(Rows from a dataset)
* Begin *

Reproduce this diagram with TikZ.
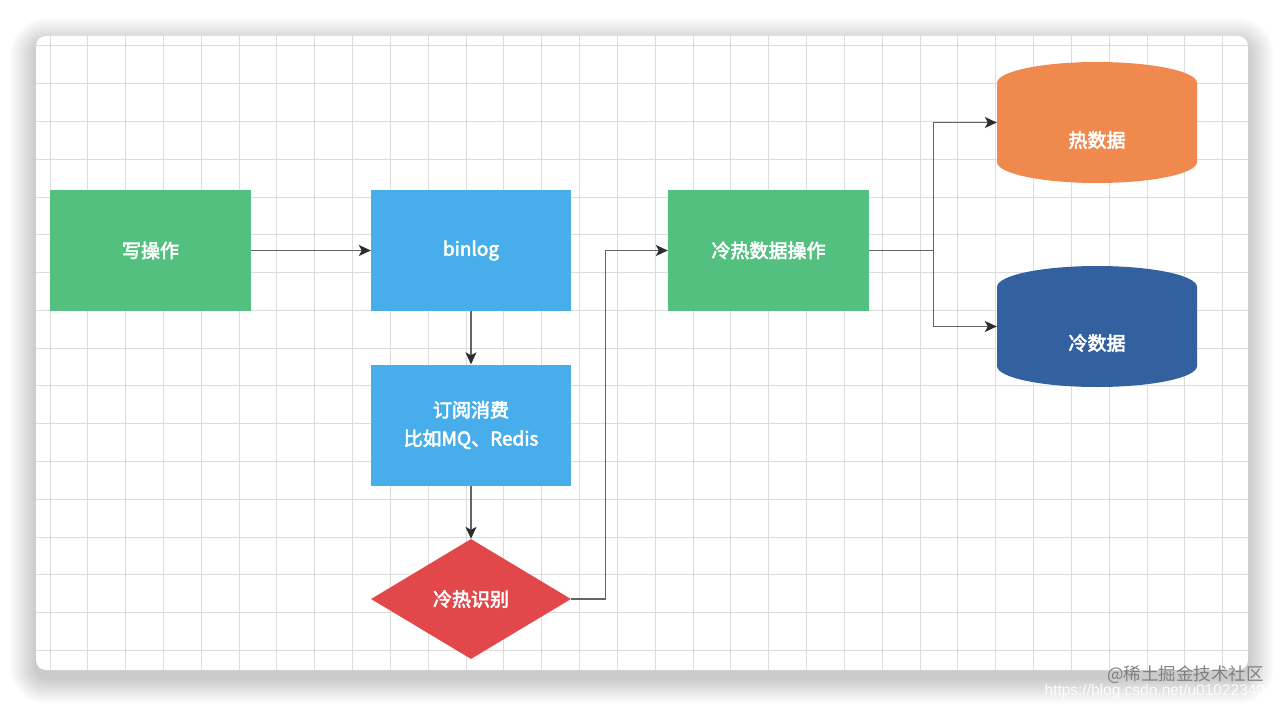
\documentclass[tikz,border=0pt]{standalone}
\usepackage{fontspec}
\setmainfont{Noto Sans CJK SC}
\newfontfamily\medfont{Noto Sans CJK SC}[FakeBold=3]
\newfontfamily\latinsans{Liberation Sans}
\usetikzlibrary{arrows.meta,shapes.geometric}
\definecolor{cgreen}{RGB}{83,192,127}
\definecolor{cblue}{RGB}{72,174,235}
\definecolor{cred}{RGB}{226,71,74}
\definecolor{corange}{RGB}{240,137,78}
\definecolor{cdblue}{RGB}{51,96,158}
\definecolor{cline}{RGB}{100,100,100}
\definecolor{ctip}{RGB}{45,45,45}
\definecolor{cgrid}{RGB}{220,220,220}
\newcommand{\mycyl}[3]{%
  \fill[#1] (#2,#3+21) .. controls (#2,#3+9.4) and (#2+44.8,#3) .. (#2+100,#3)
    .. controls (#2+155.2,#3) and (#2+200,#3+9.4) .. (#2+200,#3+21)
    -- (#2+200,#3+100) .. controls (#2+200,#3+111.6) and (#2+155.2,#3+121) .. (#2+100,#3+121)
    .. controls (#2+44.8,#3+121) and (#2,#3+111.6) .. (#2,#3+100) -- cycle;}
\tikzset{
  txt/.style={text=white,font=\medfont\fontsize{19}{28.5}\selectfont,align=center},
  boxnode/.style={txt,rectangle,inner sep=0pt,minimum width=#1,minimum height=121pt},
  boxnode/.default=200pt,
  decision/.style={txt,diamond,inner sep=0pt,minimum width=200pt,minimum height=120pt,fill=cred},
  cylbox/.style={rectangle,inner sep=0pt,minimum width=200pt,minimum height=121pt},
  edge/.style={draw=cline,line width=1.3pt,-{Stealth[length=12pt,width=11pt,inset=3pt,color=ctip]}},
  gridline/.style={draw=cgrid,line width=1pt},
}
\begin{document}
\begin{tikzpicture}[x=1pt,y=-1pt]
\useasboundingbox (0,0) rectangle (1284,706);
\fill[white] (0,0) rectangle (1284,706);
% soft shadow of the card
\foreach \k in {1,...,26}{
  \pgfmathsetmacro{\d}{\k*1.0}
  \pgfmathsetmacro{\r}{10+\d}
  \fill[black,opacity=0.0095,rounded corners=\r pt] (36-\d,36+8-\d) rectangle (1248+\d,670+8+\d);
}
\fill[white,rounded corners=10pt] (36,36) rectangle (1248,670);
\begin{scope}
  \clip[rounded corners=10pt] (36,36) rectangle (1248,670);
  \foreach \i in {0,...,31} \draw[gridline] ({50+37.83*\i},36) -- ({50+37.83*\i},670);
  \foreach \j in {0,...,16} \draw[gridline] (36,{46+37.77*\j}) -- (1248,{46+37.77*\j});
\end{scope}
% nodes
\node[boxnode=201pt,fill=cgreen] (write) at (150.5,250.5) {写操作};
\node[boxnode,fill=cblue] (binlog) at (471,250.5) {binlog};
\node[boxnode,fill=cblue] (sub) at (471,425) {订阅消费\\比如MQ、Redis};
\node[decision] (judge) at (471,599) {冷热识别};
\node[boxnode=201pt,fill=cgreen] (op) at (768.5,250.5) {冷热数据操作};
\mycyl{corange}{997}{62}
\mycyl{cdblue}{997}{266}
\node[cylbox,label={[txt,yshift=-17.5pt]center:热数据}] (hot) at (1097,122.5) {};
\node[cylbox,label={[txt,yshift=-16.5pt]center:冷数据}] (cold) at (1097,326.5) {};
% connectors
\draw[edge] (write) -- (binlog);
\draw[edge] (binlog) -- (sub);
\draw[edge] (sub) -- (judge);
\draw[edge] (judge.east) -- ([xshift=34pt]judge.east) |- (op.west);
\coordinate (split) at ([xshift=64pt]op.east);
\draw[edge] (op.east) -- (split) |- (hot.west);
\draw[edge] (split) |- (cold.west);
% watermark
\node[text=black!50,font=\fontsize{17.5}{19}\selectfont,anchor=east,inner sep=0pt] (wm) at (1264,675) {@稀土掘金技术社区};
\node[text=white,opacity=0.9,font=\latinsans\fontsize{15.5}{17}\selectfont,anchor=east,inner sep=0pt] (url) at (1274,691) {https://blog.csdn.net/u010223407};
\end{tikzpicture}
\end{document}
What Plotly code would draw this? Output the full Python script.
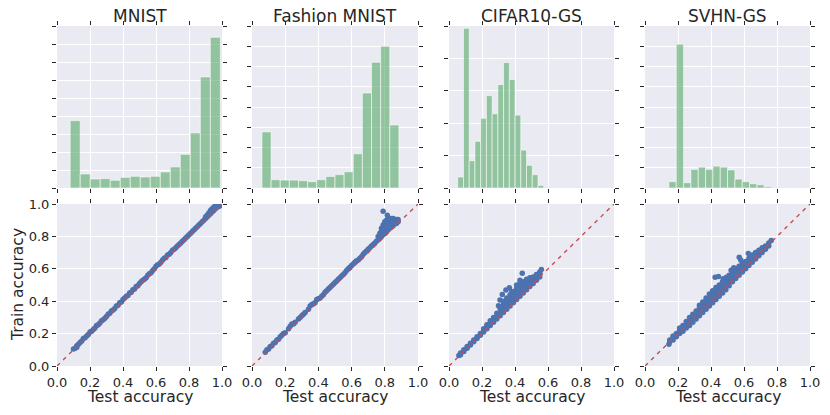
import numpy as np
import plotly.graph_objects as go

# ---------------- data ----------------
titles = ["MNIST", "Fashion MNIST", "CIFAR10-GS", "SVHN-GS"]

# histogram of test accuracy (bin range + counts)
mnist_bins = (0.08, 0.99)
mnist_counts = [374, 78, 50, 52, 43, 59, 65, 61, 65, 89, 117, 187, 306, 617, 837]
fashion_bins = (0.06, 0.885)
fashion_counts = [277, 41, 39, 39, 36, 31, 41, 57, 66, 80, 169, 469, 621, 700, 311]
cifar_bins = (0.053, 0.574)
cifar_counts = [34, 493, 84, 144, 215, 285, 229, 319, 387, 335, 225, 117, 70, 41, 8]
svhn_bins = (0.145, 0.767)
svhn_counts = [31, 710, 26, 92, 103, 92, 108, 103, 89, 44, 31, 21, 16, 7]
hist_ymax = [900, 800, 500, 800]

# scatter: test accuracy vs train accuracy
mnist_test = [0.10, 0.11, 0.12, 0.12, 0.13, 0.14, 0.15, 0.16, 0.17, 0.18, 0.19, 0.20, 0.21, 0.22,
              0.23, 0.24, 0.25, 0.26, 0.27, 0.28, 0.29, 0.30, 0.31, 0.32, 0.33, 0.34, 0.35, 0.36,
              0.37, 0.38, 0.39, 0.40, 0.41, 0.42, 0.43, 0.44, 0.45, 0.46, 0.47, 0.48, 0.49, 0.50,
              0.51, 0.52, 0.53, 0.54, 0.55, 0.56, 0.57, 0.58, 0.59, 0.60, 0.61, 0.62, 0.63, 0.64,
              0.65, 0.66, 0.67, 0.68, 0.69, 0.70, 0.71, 0.72, 0.73, 0.74, 0.75, 0.76, 0.77, 0.78,
              0.79, 0.80, 0.81, 0.82, 0.83, 0.84, 0.85, 0.86, 0.87, 0.88, 0.89, 0.90, 0.90, 0.91,
              0.91, 0.92, 0.92, 0.93, 0.93, 0.94, 0.94, 0.95, 0.95, 0.96, 0.96, 0.97, 0.97, 0.98,
              0.98, 0.99]
mnist_train = [0.105, 0.11, 0.125, 0.115, 0.135, 0.145, 0.155, 0.17, 0.175, 0.185, 0.195, 0.21, 0.215, 0.225,
               0.235, 0.25, 0.255, 0.265, 0.28, 0.285, 0.295, 0.305, 0.32, 0.325, 0.34, 0.345, 0.355, 0.37,
               0.375, 0.39, 0.395, 0.41, 0.42, 0.43, 0.435, 0.45, 0.455, 0.47, 0.475, 0.49, 0.495, 0.51,
               0.52, 0.53, 0.535, 0.545, 0.56, 0.57, 0.575, 0.59, 0.60, 0.615, 0.625, 0.63, 0.64, 0.655,
               0.665, 0.67, 0.685, 0.69, 0.70, 0.715, 0.72, 0.73, 0.74, 0.75, 0.76, 0.77, 0.78, 0.79,
               0.80, 0.81, 0.82, 0.83, 0.84, 0.85, 0.86, 0.87, 0.88, 0.89, 0.90, 0.91, 0.92, 0.92,
               0.93, 0.93, 0.945, 0.94, 0.96, 0.95, 0.97, 0.96, 0.98, 0.97, 0.99, 0.98, 0.99, 0.985,
               0.99, 0.99]

fashion_test = [0.08, 0.09, 0.10, 0.11, 0.12, 0.13, 0.14, 0.15, 0.16, 0.17, 0.18, 0.19, 0.20, 0.22,
                0.23, 0.24, 0.25, 0.26, 0.28, 0.29, 0.30, 0.31, 0.32, 0.34, 0.35, 0.36, 0.37, 0.38,
                0.39, 0.40, 0.41, 0.42, 0.43, 0.44, 0.45, 0.46, 0.47, 0.48, 0.49, 0.50, 0.51, 0.52,
                0.53, 0.54, 0.55, 0.56, 0.57, 0.58, 0.59, 0.60, 0.61, 0.62, 0.63, 0.64, 0.65, 0.66,
                0.67, 0.68, 0.69, 0.70, 0.71, 0.72, 0.73, 0.74, 0.75, 0.76, 0.76, 0.77, 0.77, 0.78,
                0.78, 0.78, 0.79, 0.79, 0.79, 0.80, 0.80, 0.80, 0.81, 0.81, 0.81, 0.82, 0.82, 0.82,
                0.83, 0.83, 0.83, 0.84, 0.84, 0.84, 0.85, 0.85, 0.85, 0.86, 0.86, 0.87, 0.87, 0.88,
                0.88, 0.79, 0.815]
fashion_train = [0.085, 0.10, 0.105, 0.12, 0.125, 0.14, 0.145, 0.16, 0.165, 0.18, 0.19, 0.20, 0.205, 0.23,
                 0.245, 0.26, 0.26, 0.27, 0.29, 0.30, 0.31, 0.32, 0.33, 0.35, 0.37, 0.38, 0.385, 0.39,
                 0.41, 0.415, 0.42, 0.43, 0.44, 0.455, 0.465, 0.475, 0.485, 0.495, 0.505, 0.515, 0.525, 0.535,
                 0.545, 0.555, 0.565, 0.575, 0.59, 0.60, 0.61, 0.62, 0.63, 0.64, 0.65, 0.655, 0.665, 0.675,
                 0.69, 0.70, 0.71, 0.72, 0.73, 0.74, 0.75, 0.76, 0.77, 0.78, 0.80, 0.79, 0.82, 0.80,
                 0.83, 0.85, 0.81, 0.84, 0.87, 0.82, 0.86, 0.89, 0.83, 0.87, 0.90, 0.84, 0.87, 0.91,
                 0.85, 0.88, 0.91, 0.86, 0.89, 0.91, 0.865, 0.89, 0.91, 0.88, 0.905, 0.88, 0.905, 0.89,
                 0.905, 0.955, 0.93]

cifar_test = [0.06,
              0.07, 0.07,
              0.09, 0.09,
              0.11, 0.11,
              0.13, 0.13,
              0.15, 0.15,
              0.17, 0.17,
              0.19, 0.19,
              0.21, 0.21, 0.21,
              0.23, 0.23, 0.23,
              0.25, 0.25, 0.25,
              0.27, 0.27, 0.27,
              0.29, 0.29, 0.29,
              0.31, 0.31, 0.31,
              0.33, 0.33, 0.33, 0.33,
              0.35, 0.35, 0.35, 0.35,
              0.37, 0.37, 0.37, 0.37,
              0.39, 0.39, 0.39, 0.39,
              0.41, 0.41, 0.41, 0.41, 0.41,
              0.43, 0.43, 0.43, 0.43, 0.43,
              0.45, 0.45, 0.45, 0.45,
              0.47, 0.47, 0.47, 0.47,
              0.49, 0.49, 0.49, 0.49,
              0.51, 0.51, 0.51,
              0.53, 0.53, 0.53,
              0.55, 0.55, 0.55,
              0.56,
              0.30, 0.309, 0.323, 0.345, 0.366, 0.38, 0.43, 0.444]
cifar_train = [0.065,
               0.07, 0.08,
               0.09, 0.10,
               0.11, 0.12,
               0.13, 0.14,
               0.15, 0.16,
               0.17, 0.18,
               0.19, 0.20,
               0.21, 0.22, 0.23,
               0.23, 0.245, 0.255,
               0.25, 0.265, 0.28,
               0.27, 0.285, 0.30,
               0.29, 0.305, 0.325,
               0.31, 0.33, 0.355,
               0.33, 0.355, 0.38, 0.40,
               0.35, 0.375, 0.40, 0.42,
               0.37, 0.395, 0.42, 0.44,
               0.39, 0.415, 0.44, 0.46,
               0.41, 0.435, 0.46, 0.48, 0.50,
               0.43, 0.455, 0.48, 0.50, 0.51,
               0.45, 0.475, 0.50, 0.52,
               0.47, 0.495, 0.52, 0.535,
               0.49, 0.51, 0.535, 0.545,
               0.51, 0.53, 0.55,
               0.53, 0.55, 0.565,
               0.55, 0.57, 0.58,
               0.595,
               0.372, 0.407, 0.442, 0.469, 0.483, 0.459, 0.53, 0.572]

svhn_test = [0.145,
             0.15, 0.15,
             0.17, 0.17, 0.17,
             0.19, 0.19,
             0.21, 0.21, 0.21,
             0.23, 0.23, 0.23,
             0.25, 0.25, 0.25,
             0.27, 0.27, 0.27,
             0.29, 0.29, 0.29,
             0.31, 0.31, 0.31,
             0.33, 0.33, 0.33, 0.33,
             0.35, 0.35, 0.35, 0.35,
             0.37, 0.37, 0.37, 0.37,
             0.39, 0.39, 0.39, 0.39,
             0.41, 0.41, 0.41, 0.41,
             0.43, 0.43, 0.43, 0.43,
             0.45, 0.45, 0.45, 0.45,
             0.47, 0.47, 0.47, 0.47,
             0.49, 0.49, 0.49, 0.49,
             0.51, 0.51, 0.51, 0.51,
             0.53, 0.53, 0.53, 0.53,
             0.55, 0.55, 0.55, 0.55,
             0.57, 0.57, 0.57, 0.57,
             0.59, 0.59, 0.59, 0.59,
             0.61, 0.61, 0.61,
             0.63, 0.63, 0.63,
             0.65, 0.65, 0.65,
             0.67, 0.67, 0.67,
             0.69, 0.69, 0.69,
             0.71, 0.71, 0.71,
             0.73, 0.73,
             0.75, 0.75,
             0.765,
             0.425, 0.445, 0.474, 0.493, 0.522, 0.538, 0.571, 0.58, 0.626]
svhn_train = [0.135,
              0.15, 0.16,
              0.16, 0.175, 0.185,
              0.18, 0.20,
              0.20, 0.22, 0.235,
              0.215, 0.235, 0.25,
              0.235, 0.255, 0.275,
              0.25, 0.275, 0.30,
              0.27, 0.295, 0.32,
              0.29, 0.315, 0.34,
              0.31, 0.335, 0.36, 0.375,
              0.33, 0.355, 0.38, 0.395,
              0.35, 0.375, 0.40, 0.42,
              0.37, 0.395, 0.42, 0.445,
              0.39, 0.415, 0.44, 0.465,
              0.41, 0.435, 0.46, 0.485,
              0.43, 0.455, 0.48, 0.50,
              0.45, 0.475, 0.50, 0.52,
              0.47, 0.495, 0.52, 0.54,
              0.495, 0.52, 0.545, 0.56,
              0.52, 0.54, 0.565, 0.58,
              0.54, 0.56, 0.585, 0.60,
              0.56, 0.58, 0.605, 0.615,
              0.58, 0.60, 0.625, 0.635,
              0.60, 0.625, 0.645,
              0.62, 0.645, 0.665,
              0.64, 0.665, 0.685,
              0.66, 0.685, 0.70,
              0.68, 0.70, 0.715,
              0.70, 0.72, 0.73,
              0.72, 0.74,
              0.74, 0.76,
              0.775,
              0.548, 0.552, 0.538, 0.548, 0.591, 0.607, 0.672, 0.654, 0.695]

hist_data = [(mnist_bins, mnist_counts), (fashion_bins, fashion_counts),
             (cifar_bins, cifar_counts), (svhn_bins, svhn_counts)]
scatter_data = [(mnist_test, mnist_train), (fashion_test, fashion_train),
                (cifar_test, cifar_train), (svhn_test, svhn_train)]

# ---------------- style ----------------
W, H = 830, 415
FONT = "DejaVu Sans"
TXT = "#262626"
BG = "#EAEAF2"
BLUE = "#4C72B0"
GREEN_FILL = "rgba(85,168,104,0.6)"
RED = "#C44E52"

# target pixel positions (figure placed at page origin)
panel_px = [(57, 222), (252, 418), (449, 614), (645, 810)]
hist_py = (26, 188)
scat_py = (204, 366)


def fx(px):
    return px / W


def fy(py):
    return (H - py) / H


fig = go.Figure()
layout = dict(
    width=W, height=H, margin=dict(l=0, r=0, t=0, b=0, autoexpand=False),
    paper_bgcolor="white", plot_bgcolor=BG, showlegend=False,
    font=dict(family=FONT, color=TXT),
    bargap=0,
)

ticks = [0, 0.2, 0.4, 0.6, 0.8, 1.0]
ticktext = ["0.0", "0.2", "0.4", "0.6", "0.8", "1.0"]


def axis_common():
    return dict(showgrid=True, gridcolor="white", gridwidth=1, zeroline=False,
                ticks="outside", ticklen=4, tickwidth=1, tickcolor=TXT,
                mirror="ticks", showline=False, automargin=False,
                tickfont=dict(family=FONT, size=13, color=TXT))


annotations = []
for i in range(4):
    hi = 2 * i + 1
    si = 2 * i + 2
    xd = [fx(panel_px[i][0]), fx(panel_px[i][1])]
    # histogram
    (lo, hi_edge), counts = hist_data[i]
    edges = np.linspace(lo, hi_edge, len(counts) + 1)
    centers = (edges[:-1] + edges[1:]) / 2
    widths = np.diff(edges)
    fig.add_trace(go.Bar(x=centers, y=counts, width=widths,
                         marker=dict(color=GREEN_FILL, line=dict(color="rgba(255,255,255,0.7)", width=0.8)),
                         xaxis=f"x{hi}", yaxis=f"y{hi}", hoverinfo="skip"))
    ax = axis_common()
    ax.update(domain=xd, range=[0, 1], tickvals=ticks, showticklabels=False, anchor=f"y{hi}")
    layout[f"xaxis{hi}"] = ax
    ay = axis_common()
    ay.update(domain=[fy(hist_py[1]), fy(hist_py[0])], range=[0, hist_ymax[i]],
              dtick=100, tick0=0, showticklabels=False, anchor=f"x{hi}")
    layout[f"yaxis{hi}"] = ay

    # scatter
    tx, ty = scatter_data[i]
    fig.add_trace(go.Scatter(x=tx, y=ty, mode="markers",
                             marker=dict(color=BLUE, size=5.5, line=dict(width=0)),
                             xaxis=f"x{si}", yaxis=f"y{si}", hoverinfo="skip"))
    fig.add_trace(go.Scatter(x=[0, 1], y=[0, 1], mode="lines",
                             line=dict(color=RED, width=1.4, dash="4px,4.5px"),
                             xaxis=f"x{si}", yaxis=f"y{si}", hoverinfo="skip"))
    ax = axis_common()
    ax.update(domain=xd, range=[0, 1], tickvals=ticks, ticktext=ticktext, anchor=f"y{si}")
    layout[f"xaxis{si}"] = ax
    ay = axis_common()
    ay.update(domain=[fy(scat_py[1]), fy(scat_py[0])], range=[0, 1],
              tickvals=ticks, ticktext=ticktext, showticklabels=(i == 0), anchor=f"x{si}")
    layout[f"yaxis{si}"] = ay

    cx = fx((panel_px[i][0] + panel_px[i][1]) / 2)
    annotations.append(dict(text=titles[i], x=cx, y=fy(16), xref="paper", yref="paper",
                            showarrow=False, xanchor="center", yanchor="middle",
                            font=dict(family=FONT, size=17, color=TXT)))
    annotations.append(dict(text="Test accuracy", x=cx, y=fy(397), xref="paper", yref="paper",
                            showarrow=False, xanchor="center", yanchor="middle",
                            font=dict(family=FONT, size=15.5, color=TXT)))

annotations.append(dict(text="Train accuracy", x=fx(18), y=fy(285), xref="paper", yref="paper",
                        showarrow=False, xanchor="center", yanchor="middle", textangle=-90,
                        font=dict(family=FONT, size=15.5, color=TXT)))
layout["annotations"] = annotations
fig.update_layout(**layout)
fig.write_html("out.html",
               config={"displayModeBar": False, "staticPlot": True},
               post_script="document.body.style.margin='0';document.body.style.overflow='hidden';")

* End *

### Instructions to follow
Find the lines above that include the string "draw" and copy them.

### Exercise response
  edge/.style={draw=cline,line width=1.3pt,-{Stealth[length=12pt,width=11pt,inset=3pt,color=ctip]}},
  gridline/.style={draw=cgrid,line width=1pt},
  \foreach \i in {0,...,31} \draw[gridline] ({50+37.83*\i},36) -- ({50+37.83*\i},670);
  \foreach \j in {0,...,16} \draw[gridline] (36,{46+37.77*\j}) -- (1248,{46+37.77*\j});
\draw[edge] (write) -- (binlog);
\draw[edge] (binlog) -- (sub);
\draw[edge] (sub) -- (judge);
\draw[edge] (judge.east) -- ([xshift=34pt]judge.east) |- (op.west);
\draw[edge] (op.east) -- (split) |- (hot.west);
\draw[edge] (split) |- (cold.west);
What Plotly code would draw this? Output the full Python script.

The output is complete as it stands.